Low-intensity internet delivered cognitive behaviour therapy (iCBT)
The potential impact on access, outcomes and cost of using low-intensity internet-delivered cognitive behaviour therapy (iCBT) for people in IAPT services as a prequel to high intensity therapy (HIT) for depression and anxiety disorders.
SilverCloud Health (Dublin Offices)
Duration of Study in the UK
0 years, 6 months, 1 days
Depression and anxiety disorders have been ranked high among the leading causes of disease burden throughout the world. Lifetime prevalence of anxiety rates are estimated to be between 4.3-5.9%. It is also expected that by 2030, depression will overtake other chronic illnesses and heart disease as the most common and prevalent disease. With the massive emphasis that has now been placed on mental health, the UK’s National Health Service has introduced the improving access to psychological therapies (IAPT) programme with the goal of treating those with anxiety and depressive disorders.
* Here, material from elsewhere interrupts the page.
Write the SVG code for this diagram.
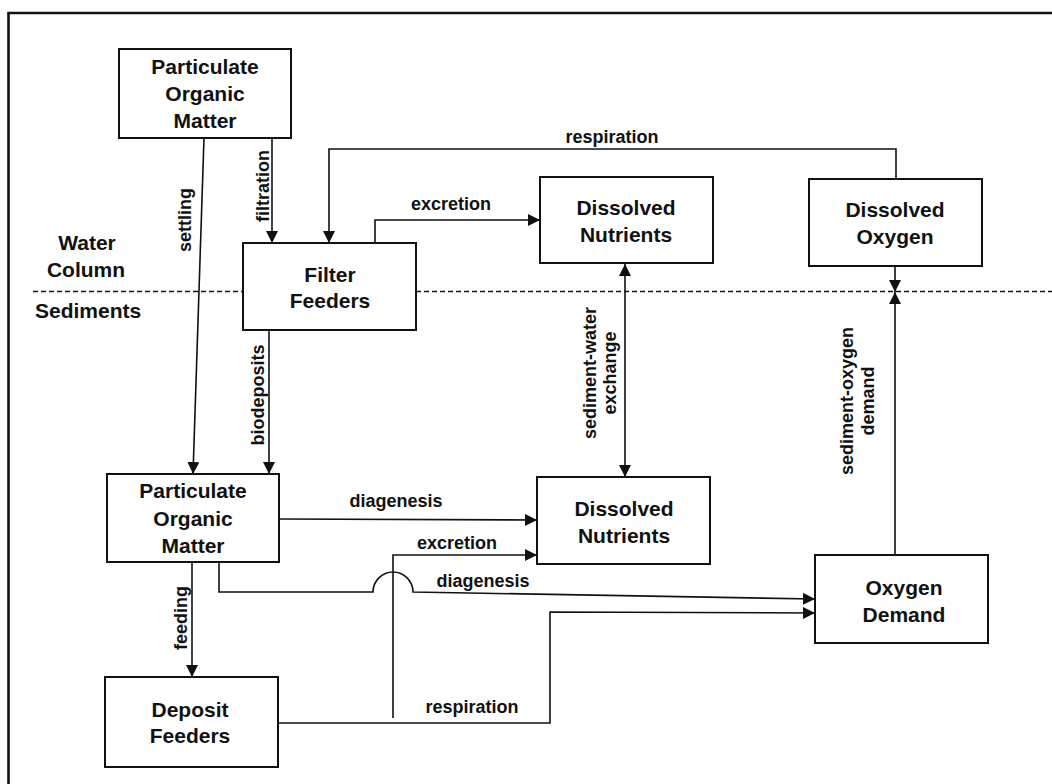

The most common treatment for these disorders is cognitive behavioural therapy (CBT), with internet-delivered cognitive behavioural therapy (iCBT) being a suitable IAPT approved treatment for individuals requiring step 2, low-intensity treatment. Success has been observed for iCBT treatments at the step 2 level, however its applicability to those who require step 3 intervention is relatively unknown. As such, the current study will endeavour to investigate some of the potential impacts on outcomes (clinical, functional and cost) of using low-intensity internet-delivered cognitive behaviour therapy for people in IAPT services at step 3 as a prequel to high intensity therapy (HIT) for depression and anxiety disorders.